• [Short task]
Copy out the listing in full, exactly as written, but not its pictures.

(Code that draws figures)

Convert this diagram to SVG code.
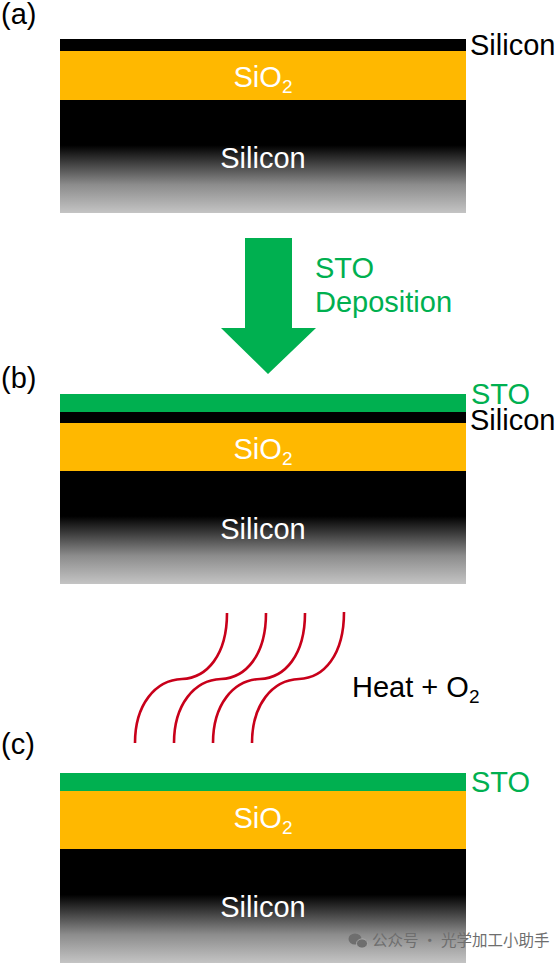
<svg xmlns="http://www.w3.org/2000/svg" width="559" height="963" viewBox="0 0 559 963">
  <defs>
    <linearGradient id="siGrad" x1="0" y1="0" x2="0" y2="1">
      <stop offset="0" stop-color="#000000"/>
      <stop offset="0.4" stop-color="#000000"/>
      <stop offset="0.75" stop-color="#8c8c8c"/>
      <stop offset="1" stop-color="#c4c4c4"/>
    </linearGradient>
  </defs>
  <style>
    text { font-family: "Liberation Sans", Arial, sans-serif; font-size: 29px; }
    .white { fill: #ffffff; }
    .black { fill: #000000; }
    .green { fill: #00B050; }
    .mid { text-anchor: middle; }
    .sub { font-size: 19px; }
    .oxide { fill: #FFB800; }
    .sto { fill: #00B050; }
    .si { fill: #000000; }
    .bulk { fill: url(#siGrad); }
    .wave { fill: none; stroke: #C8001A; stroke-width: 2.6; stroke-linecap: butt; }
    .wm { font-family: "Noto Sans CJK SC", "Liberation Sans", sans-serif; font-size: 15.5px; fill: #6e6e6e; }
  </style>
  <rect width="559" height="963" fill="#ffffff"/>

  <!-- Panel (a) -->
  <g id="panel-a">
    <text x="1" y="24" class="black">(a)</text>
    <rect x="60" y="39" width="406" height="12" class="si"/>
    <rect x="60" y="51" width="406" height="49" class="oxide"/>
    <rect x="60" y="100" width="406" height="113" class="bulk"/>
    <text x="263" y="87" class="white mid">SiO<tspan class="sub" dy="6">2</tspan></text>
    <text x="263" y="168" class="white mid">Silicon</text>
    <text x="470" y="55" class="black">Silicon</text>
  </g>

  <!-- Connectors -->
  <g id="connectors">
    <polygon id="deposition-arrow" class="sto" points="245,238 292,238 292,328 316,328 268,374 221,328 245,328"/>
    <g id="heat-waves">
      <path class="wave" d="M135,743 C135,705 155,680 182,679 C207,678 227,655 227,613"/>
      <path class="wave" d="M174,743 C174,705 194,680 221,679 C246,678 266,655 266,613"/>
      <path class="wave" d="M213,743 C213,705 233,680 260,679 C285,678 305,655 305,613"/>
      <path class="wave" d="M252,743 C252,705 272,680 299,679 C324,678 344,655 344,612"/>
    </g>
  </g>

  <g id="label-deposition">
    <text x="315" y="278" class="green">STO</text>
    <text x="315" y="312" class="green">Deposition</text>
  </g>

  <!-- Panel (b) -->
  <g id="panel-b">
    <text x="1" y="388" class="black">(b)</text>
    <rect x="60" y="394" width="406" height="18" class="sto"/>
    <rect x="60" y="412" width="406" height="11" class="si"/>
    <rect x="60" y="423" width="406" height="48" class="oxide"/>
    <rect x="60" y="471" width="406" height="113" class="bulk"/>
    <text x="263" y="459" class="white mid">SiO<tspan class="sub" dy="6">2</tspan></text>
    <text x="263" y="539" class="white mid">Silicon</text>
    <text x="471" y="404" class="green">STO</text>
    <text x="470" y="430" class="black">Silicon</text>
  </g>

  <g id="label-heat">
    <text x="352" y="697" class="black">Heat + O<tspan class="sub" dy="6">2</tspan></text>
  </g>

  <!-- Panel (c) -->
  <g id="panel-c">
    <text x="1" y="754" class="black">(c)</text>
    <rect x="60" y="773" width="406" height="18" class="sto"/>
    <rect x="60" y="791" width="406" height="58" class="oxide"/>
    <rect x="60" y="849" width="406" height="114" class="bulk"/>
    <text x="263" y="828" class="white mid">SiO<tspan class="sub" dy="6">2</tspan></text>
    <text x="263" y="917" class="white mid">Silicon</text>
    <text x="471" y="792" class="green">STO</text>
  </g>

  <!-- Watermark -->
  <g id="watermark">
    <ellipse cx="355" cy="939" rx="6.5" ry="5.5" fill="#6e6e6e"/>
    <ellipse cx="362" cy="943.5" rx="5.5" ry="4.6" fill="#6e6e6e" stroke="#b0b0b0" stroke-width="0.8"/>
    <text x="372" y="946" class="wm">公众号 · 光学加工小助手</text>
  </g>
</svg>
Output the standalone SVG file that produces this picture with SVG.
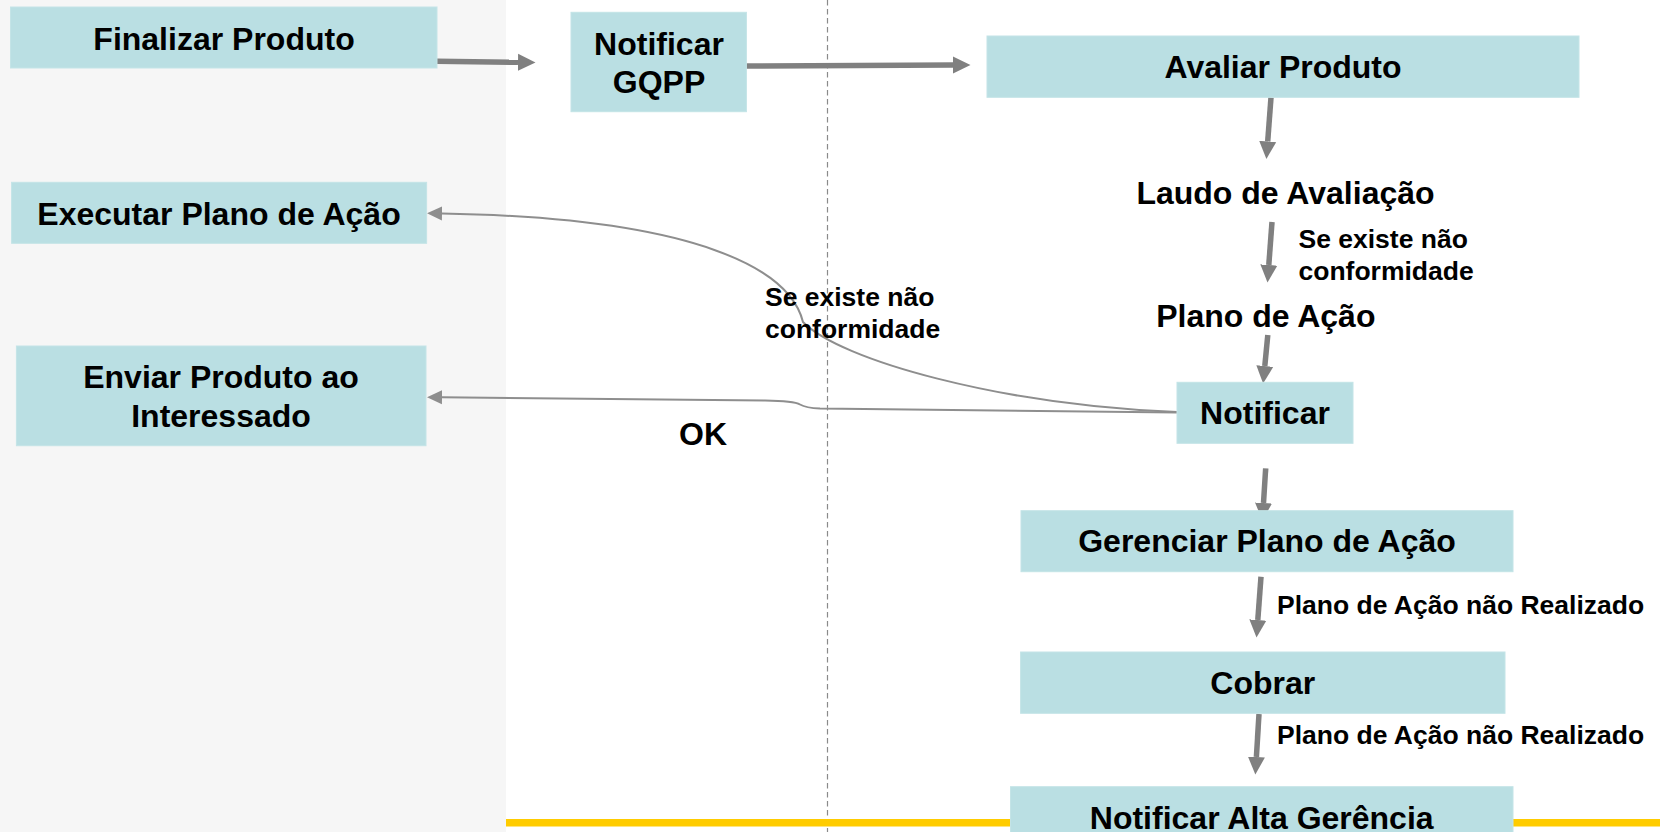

• [Correct output]
Convert this diagram to SVG code.
<svg xmlns="http://www.w3.org/2000/svg" width="559" height="963" viewBox="0 0 559 963">
  <defs>
    <linearGradient id="siGrad" x1="0" y1="0" x2="0" y2="1">
      <stop offset="0" stop-color="#000000"/>
      <stop offset="0.4" stop-color="#000000"/>
      <stop offset="0.75" stop-color="#8c8c8c"/>
      <stop offset="1" stop-color="#c4c4c4"/>
    </linearGradient>
  </defs>
  <style>
    text { font-family: "Liberation Sans", Arial, sans-serif; font-size: 29px; }
    .white { fill: #ffffff; }
    .black { fill: #000000; }
    .green { fill: #00B050; }
    .mid { text-anchor: middle; }
    .sub { font-size: 19px; }
    .oxide { fill: #FFB800; }
    .sto { fill: #00B050; }
    .si { fill: #000000; }
    .bulk { fill: url(#siGrad); }
    .wave { fill: none; stroke: #C8001A; stroke-width: 2.6; stroke-linecap: butt; }
    .wm { font-family: "Noto Sans CJK SC", "Liberation Sans", sans-serif; font-size: 15.5px; fill: #6e6e6e; }
  </style>
  <rect width="559" height="963" fill="#ffffff"/>

  <!-- Panel (a) -->
  <g id="panel-a">
    <text x="1" y="24" class="black">(a)</text>
    <rect x="60" y="39" width="406" height="12" class="si"/>
    <rect x="60" y="51" width="406" height="49" class="oxide"/>
    <rect x="60" y="100" width="406" height="113" class="bulk"/>
    <text x="263" y="87" class="white mid">SiO<tspan class="sub" dy="6">2</tspan></text>
    <text x="263" y="168" class="white mid">Silicon</text>
    <text x="470" y="55" class="black">Silicon</text>
  </g>

  <!-- Connectors -->
  <g id="connectors">
    <polygon id="deposition-arrow" class="sto" points="245,238 292,238 292,328 316,328 268,374 221,328 245,328"/>
    <g id="heat-waves">
      <path class="wave" d="M135,743 C135,705 155,680 182,679 C207,678 227,655 227,613"/>
      <path class="wave" d="M174,743 C174,705 194,680 221,679 C246,678 266,655 266,613"/>
      <path class="wave" d="M213,743 C213,705 233,680 260,679 C285,678 305,655 305,613"/>
      <path class="wave" d="M252,743 C252,705 272,680 299,679 C324,678 344,655 344,612"/>
    </g>
  </g>

  <g id="label-deposition">
    <text x="315" y="278" class="green">STO</text>
    <text x="315" y="312" class="green">Deposition</text>
  </g>

  <!-- Panel (b) -->
  <g id="panel-b">
    <text x="1" y="388" class="black">(b)</text>
    <rect x="60" y="394" width="406" height="18" class="sto"/>
    <rect x="60" y="412" width="406" height="11" class="si"/>
    <rect x="60" y="423" width="406" height="48" class="oxide"/>
    <rect x="60" y="471" width="406" height="113" class="bulk"/>
    <text x="263" y="459" class="white mid">SiO<tspan class="sub" dy="6">2</tspan></text>
    <text x="263" y="539" class="white mid">Silicon</text>
    <text x="471" y="404" class="green">STO</text>
    <text x="470" y="430" class="black">Silicon</text>
  </g>

  <g id="label-heat">
    <text x="352" y="697" class="black">Heat + O<tspan class="sub" dy="6">2</tspan></text>
  </g>

  <!-- Panel (c) -->
  <g id="panel-c">
    <text x="1" y="754" class="black">(c)</text>
    <rect x="60" y="773" width="406" height="18" class="sto"/>
    <rect x="60" y="791" width="406" height="58" class="oxide"/>
    <rect x="60" y="849" width="406" height="114" class="bulk"/>
    <text x="263" y="828" class="white mid">SiO<tspan class="sub" dy="6">2</tspan></text>
    <text x="263" y="917" class="white mid">Silicon</text>
    <text x="471" y="792" class="green">STO</text>
  </g>

  <!-- Watermark -->
  <g id="watermark">
    <ellipse cx="355" cy="939" rx="6.5" ry="5.5" fill="#6e6e6e"/>
    <ellipse cx="362" cy="943.5" rx="5.5" ry="4.6" fill="#6e6e6e" stroke="#b0b0b0" stroke-width="0.8"/>
    <text x="372" y="946" class="wm">公众号 · 光学加工小助手</text>
  </g>
</svg>
Output the standalone SVG file that produces this picture with SVG.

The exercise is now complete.